3. Convém esclarecer que nunca concordei nem concordo com a forma como a UE tem lidado com a Rússia. A interferência na política interna ucraniana – largamente instigada pela Polónia com o beneplácito alemão – deu a Putin o pretexto perfeito para invadir a Crimeia e o leste da Ucrânia. E é verdade que, sendo a invasão indefensável em qualquer caso, a situação da Crimeia não é exactamente igual à situação das regiões da Ucrânia oriental. A promessa de fazer da Ucrânia um futuro membro da UE e até da NATO, tantas vezes alimentada por altos dirigentes europeus, é também um rematado disparate e constitui uma provocação objectiva à Rússia. Só uma “finlandização” da Ucrânia permitiria uma solução que salvaguardasse os direitos e os interesses dos Estados envolvidos e das suas populações. Mesmo na questão síria, nem tudo é linear. A guerra civil é um prolongamento da luta entre o Irão e a Arábia Saudita pela hegemonia no Médio Oriente. O Irão quer desenhar um corredor xiita que, saindo de Teerão, ligue o Iraque, a Síria e o Líbano e assim abra as portas do Mediterrâneo à energia persa. E os sauditas querem fazer o mesmo, abrindo um canal sunita que atravesse a Jordânia, a Síria e o Líbano e lhes crie uma conexão directa para o abastecimento energético da Europa. Eis dois projectos em óbvia competição com os desígnios geoeconómicos da Rússia, que, para assegurar o domínio do fornecimento à Europa, tem de manter sob controlo o noroeste sírio e o seu acesso ao mar.
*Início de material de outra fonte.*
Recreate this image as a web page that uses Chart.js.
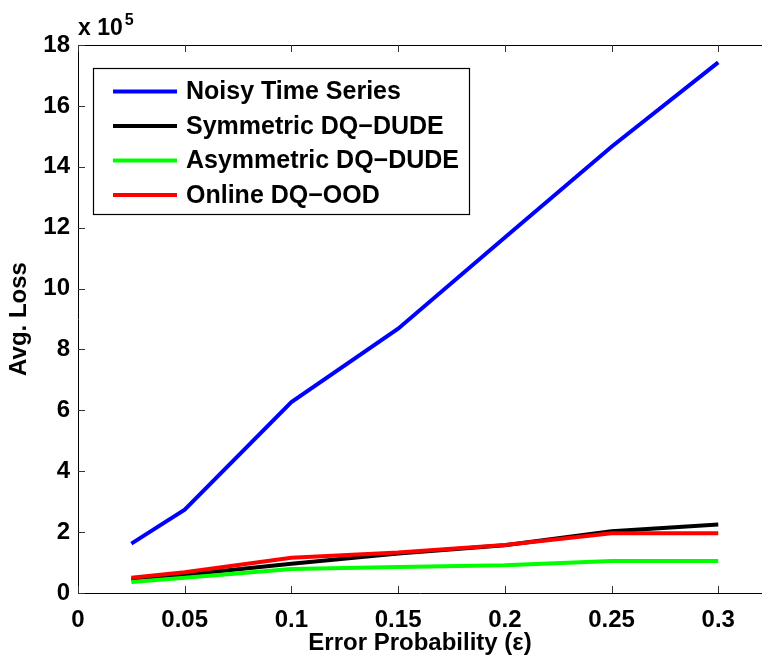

Mas uma coisa é reconhecer a inabilidade ocidental em tudo o que respeita à Rússia – que se vê a si própria como a depositária da civilização judaico-cristã e greco-romana, com vultos incontornáveis da cultura europeia (como Tolstoi, Dostoievsky, Stravinsky ou Tchaikovsky) –, outra é aceitar resignadamente as ofensivas que Putin lança em todas as frentes e fazem tábua rasa do direito internacional, da democracia e dos direitos humanos.

4. Não se percebe o que motiva o Governo e António Costa a passarem a ser curadores europeus dos interesses russos. Ou Costa já está nas mãos do PCP (que continua a defender intrepidamente, apesar do fim do comunismo, os regimes russo e chinês) e no regaço do Bloco (que execra a nossa inserção na NATO). Ou então, na negociação da eleição de António Guterres, o Governo acabou por transigir e aceitou o triste encargo de passar a ser a voz dos interesses russos no Conselho Europeu. Convinha que o Ministro dos Negócios Estrangeiros nos decifrasse este enigma.

É perfeitamente razoável que Portugal seja discreto e use de um perfil cauteloso no tratamento da questão russa, seguindo aliás a velha máxima de Franco Nogueira de que, em diplomacia, “o que não é necessário fazer-se, é necessário não se fazer”. Mas transformar Portugal num activista da reversão das sanções e do seu não agravamento é insustentável, em face do vergonhoso recrudescimento das agressões e das ameaças russas à Europa e à vida internacional. Alguém tem de denunciar: uma coisa é Portugal, outra é o “Trumpgal”.     

 

SIM e NÃO

 

SIM. PSOE. Ao viabilizarem Rajoy, os socialistas espanhóis revelaram finalmente bom senso e sentido de Estado (bem como instinto de sobrevivência). Que diferença para o PS português, refém da esquerda radical.

NÃO. Presidente da Caixa, António Domingues. É indefensável que tenha entrado em polémica com o líder da oposição. Se havia algo a dizer, que falasse o Ministro das Finanças. E não falta motivo: está quase tudo por esclarecer.